Thoughts for This Sunday
I have been recuperating for the last few days after a stay in the hospital. The specifics are not important, those who know, know and those who don’t know, don’t need to know. But today is Sunday, it is almost 9 am and I am preparing to dress and leave for my church.
Not “mine” in the sense that I own it or created it of course, but in the sense that it is the local manifestation of Christ’s body which I have oversight. No blood of mine redeemed her. Even if I were to shed the fulness of the blood within, it would change nothing. But it is still mine as an under shepherd knows that the sheep of his master are his to care and to protect.
So what is this bit of rambling about? Who knows. I have many emotions flowing around going to church. I am actually nervous, and I don’t get nervous. I have a desire to draw away and use the excuse of the hospital to not go. The basis for this thinking is nothing more than the sound of crickets. It is just emotion and not my affections.
Affections are deeper. They are borne out of conviction and covenant; where a person has made certain decisions and has also decided that he shall be firm in those decisions. Affections are beautiful and glorious because they remind us of Jesus, who for the joy set before him endured the cross. Who came never to do his will but the will of his Father. See, those are affections driving him forward and upward to the calling of his Father. Emotions exist, but they are then left behind in the garden among the sweat and agony.
My affections drive me to church.
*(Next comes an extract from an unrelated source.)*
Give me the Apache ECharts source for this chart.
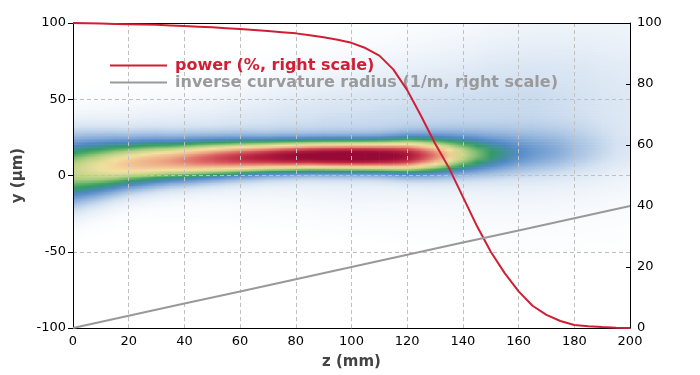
<!DOCTYPE html>
<html><head><meta charset="utf-8">
<script src="https://cdn.jsdelivr.net/npm/echarts@6/dist/echarts.min.js"></script>
<style>html,body{margin:0;padding:0;background:#fff}#c{width:700px;height:375px}</style>
</head><body><div id="c"></div>
<script>
// ---- data ----
const zSteps = [0,5,10,15,20,25,30,35,40,45,50,55,60,65,70,75,80,85,90,95,100,105,110,115,120,125,130,135,140,145,150,155,160,165,170,175,180,185,190,195,200];
// beam core (µm, µm, relative intensity)
const beamCenter = [2.5,4.0,5.2,6.4,7.5,8.3,9.0,9.5,10.0,10.5,11.0,11.4,11.8,12.1,12.4,12.6,12.8,13.0,13.0,13.0,13.0,13.0,13.0,13.0,13.1,13.2,13.3,13.5,13.7,13.9,14.1,14.4,14.7,15.0,15.3,15.6,15.9,16.1,16.3,16.5,16.7];
const beamWidth = [29,27,25,23,21,20,19,18,17.5,16.8,16.2,15.5,15,14.5,14,13.8,13.5,13.3,13.2,13.2,13.2,13.3,13.6,14.2,15,15.5,16,16.5,17,17.5,18,18.5,19,19.5,20,20.5,21,21.5,22,22,22];
const beamPeak = [0.45,0.48,0.51,0.54,0.57,0.59,0.61,0.63,0.66,0.69,0.72,0.75,0.78,0.81,0.84,0.87,0.9,0.92,0.94,0.95,0.96,0.96,0.94,0.91,0.86,0.76,0.66,0.55,0.45,0.37,0.3,0.25,0.2,0.17,0.15,0.13,0.1,0.08,0.06,0.04,0.03];
// faint scattered halo
const haloPeak = [0.09,0.09,0.09,0.095,0.095,0.1,0.1,0.1,0.1,0.105,0.105,0.11,0.11,0.11,0.11,0.115,0.115,0.115,0.12,0.12,0.12,0.12,0.12,0.12,0.12,0.12,0.12,0.12,0.12,0.12,0.12,0.12,0.12,0.12,0.115,0.11,0.105,0.1,0.09,0.085,0.08];
const haloCenter = [12,13,14,15,16,17,18,18.5,19,19.5,20,21,22,23,24,25,26,26.5,27,27.5,28,29.5,31,32,33.5,34.5,35.5,36.5,37.5,38.5,40,41,42,43,44,45,46,47,48,49,50];
const haloWidth = [25,25,25.5,25.5,26,26,26.5,27,27,27.5,28,29,30,31,32,33,34,35,36,37,38,39,40,41,42,43,44,45,46,48,50,51,52,52,53,53,54,54,55,55,55];
// power (%, right scale)
const power = [100,99.9,99.8,99.7,99.6,99.5,99.4,99.2,99.0,98.8,98.6,98.3,98.0,97.7,97.4,97.0,96.6,96.0,95.3,94.5,93.5,91.8,89.3,84.8,78.0,69.5,60.5,52.5,43.0,33.5,25.0,18.0,12.0,7.3,4.3,2.3,1.0,0.6,0.3,0.1,0.0];
// inverse curvature radius (1/m, right scale)
const curvZ = [0,20,40,60,80,100,120,140,160,180,200];
const curvature = [0,4,8,12,16,20,24,28,32,36,40];
const seriesNames = ['power (%, right scale)','inverse curvature radius (1/m, right scale)'];
const xName = 'z (mm)', yName = 'y (µm)';
const palette = ['#ffffff','#d6e3f2','#92b4dc','#4f86c6','#2f9d5c','#b0cf80','#f5e2a0','#eeab86','#d9595d','#b8213f','#970a36'];

// ---- build heat cells: [z, y, value here, value at next z, next z] ----
const yRows = [];
for (let y = -100; y <= 100; y += 1) yRows.push(y);
function intensity(i, y) {
  const d = y - beamCenter[i];
  const h = (y - haloCenter[i]) / haloWidth[i];
  return beamPeak[i] * Math.exp(-2 * d * d / (beamWidth[i] * beamWidth[i])) + haloPeak[i] * Math.exp(-h * h);
}
const cells = [];
for (let i = 0; i < zSteps.length - 1; i++) {
  yRows.forEach(y => {
    const a = intensity(i, y), b = intensity(i + 1, y);
    if (a > 0.004 || b > 0.004) cells.push([zSteps[i], y, a, b, zSteps[i + 1]]);
  });
}
const colorOf = v => echarts.color.lerp(Math.max(0, Math.min(1, v)), palette);

const font = 'DejaVu Sans';
const clampY = v => Math.max(-100, Math.min(100, v));
const chart = echarts.init(document.getElementById('c'), null, {renderer: 'canvas'});
chart.setOption({
  animation: false,
  backgroundColor: '#fff',
  grid: {left: 73, right: 70, top: 23, bottom: 47},
  legend: {
    orient: 'vertical', left: 105, top: 52, itemWidth: 57, itemHeight: 2, itemGap: 0,
    icon: 'rect',
    textStyle: {fontFamily: font, fontWeight: 'bold', fontSize: 16, padding: [0,0,0,3], lineHeight: 17},
    data: [
      {name: seriesNames[0], textStyle: {color: '#d01f35'}},
      {name: seriesNames[1], textStyle: {color: '#9a9a9a'}}
    ]
  },
  xAxis: [{
    type: 'value', min: 0, max: 200, interval: 20, z: 3,
    name: xName, nameLocation: 'middle', nameGap: 27,
    nameTextStyle: {fontFamily: font, fontWeight: 'bold', fontSize: 15, color: '#444'},
    axisLine: {show: true, onZero: false, lineStyle: {color: '#000', width: 1}},
    axisTick: {show: false},
    axisLabel: {fontFamily: font, fontSize: 13, color: '#000', margin: 7},
    splitLine: {show: true, lineStyle: {color: '#c0c0c0', type: [4,3], width: 1}}
  }, {
    type: 'value', min: 0, max: 200, position: 'top', z: 3,
    axisLine: {show: true, onZero: false, lineStyle: {color: '#000', width: 1}},
    axisTick: {show: false}, axisLabel: {show: false}, splitLine: {show: false}
  }],
  yAxis: [{
    type: 'value', min: -100, max: 100, interval: 50, z: 3,
    name: yName, nameLocation: 'middle', nameGap: 40, nameRotate: 90,
    nameTextStyle: {fontFamily: font, fontWeight: 'bold', fontSize: 15, color: '#444'},
    axisLine: {show: true, onZero: false, lineStyle: {color: '#000', width: 1}},
    axisTick: {show: true, inside: false, length: 5, lineStyle: {color: '#000'}},
    axisLabel: {fontFamily: font, fontSize: 13, color: '#000', margin: 7},
    splitLine: {show: true, lineStyle: {color: '#c0c0c0', type: [4,3], width: 1}}
  }, {
    type: 'value', min: 0, max: 100, interval: 20, position: 'right', z: 3,
    axisLine: {show: true, onZero: false, lineStyle: {color: '#000', width: 1}},
    axisTick: {show: true, inside: true, length: 4, lineStyle: {color: '#000'}},
    axisLabel: {fontFamily: font, fontSize: 13, color: '#000', margin: 7},
    splitLine: {show: false}
  }],
  series: [{
    type: 'custom', z: 1, xAxisIndex: 0, yAxisIndex: 0,
    encode: {x: [0, 4], y: 1},
    data: cells,
    renderItem: function (params, api) {
      const z0 = api.value(0), y = api.value(1), z1 = api.value(4);
      const p1 = api.coord([z0, clampY(y + 0.5)]);
      const p2 = api.coord([z1, clampY(y - 0.5)]);
      const ex = z1 >= 200 ? 0 : 0.5, ey = y - 0.5 <= -100 ? 0 : 0.6;
      return {type: 'rect', shape: {x: p1[0], y: p1[1], width: p2[0] - p1[0] + ex, height: p2[1] - p1[1] + ey},
        style: {fill: new echarts.graphic.LinearGradient(0, 0, 1, 0, [
          {offset: 0, color: colorOf(api.value(2))},
          {offset: 1, color: colorOf(api.value(3))}
        ])}};
    }
  }, {
    name: seriesNames[0], type: 'line', z: 5, xAxisIndex: 0, yAxisIndex: 1,
    symbol: 'none', showSymbol: false,
    lineStyle: {color: '#d01f35', width: 2}, itemStyle: {color: '#d01f35'},
    data: zSteps.map((z, i) => [z, power[i]])
  }, {
    name: seriesNames[1], type: 'line', z: 5, xAxisIndex: 0, yAxisIndex: 1,
    symbol: 'none', showSymbol: false,
    lineStyle: {color: '#999999', width: 2}, itemStyle: {color: '#999999'},
    data: curvZ.map((z, i) => [z, curvature[i]])
  }]
});
</script>
</body></html>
They drive me to go and smile to those I love and have given my heart to. They prompt me to hug a couple of the older ladies and to kiss them on their forehead. My calling is to follow my Lord. Not really a hard thing in many ways. I ask, “What am I to be doing?” The Word supplies my answer and then it is merely an issue of faithfulness and obedience.
I am called to bring and to preach the Word, but today it will be preached to me. So I will submit myself to it and the teacher. I am called to shepherd the flock, but I suspect that mostly I will just be shepherded by the sheep. And I will submit to it. I am call to be an example to follow and that I can still do. I can show all the love for the Body. I can show how to come with a heart to serve and and desire to bless. I can still pray with my brothers and sisters, and fully intend to. I can still sing my heart out to my Triune God and hear my friends around me sing as well. And that is what my affections, not my emotions, drive me to do.
So if you will excuse me, I have to figure out what clothes I am going to wear and do a bit of shaving. I am going to church in a bit.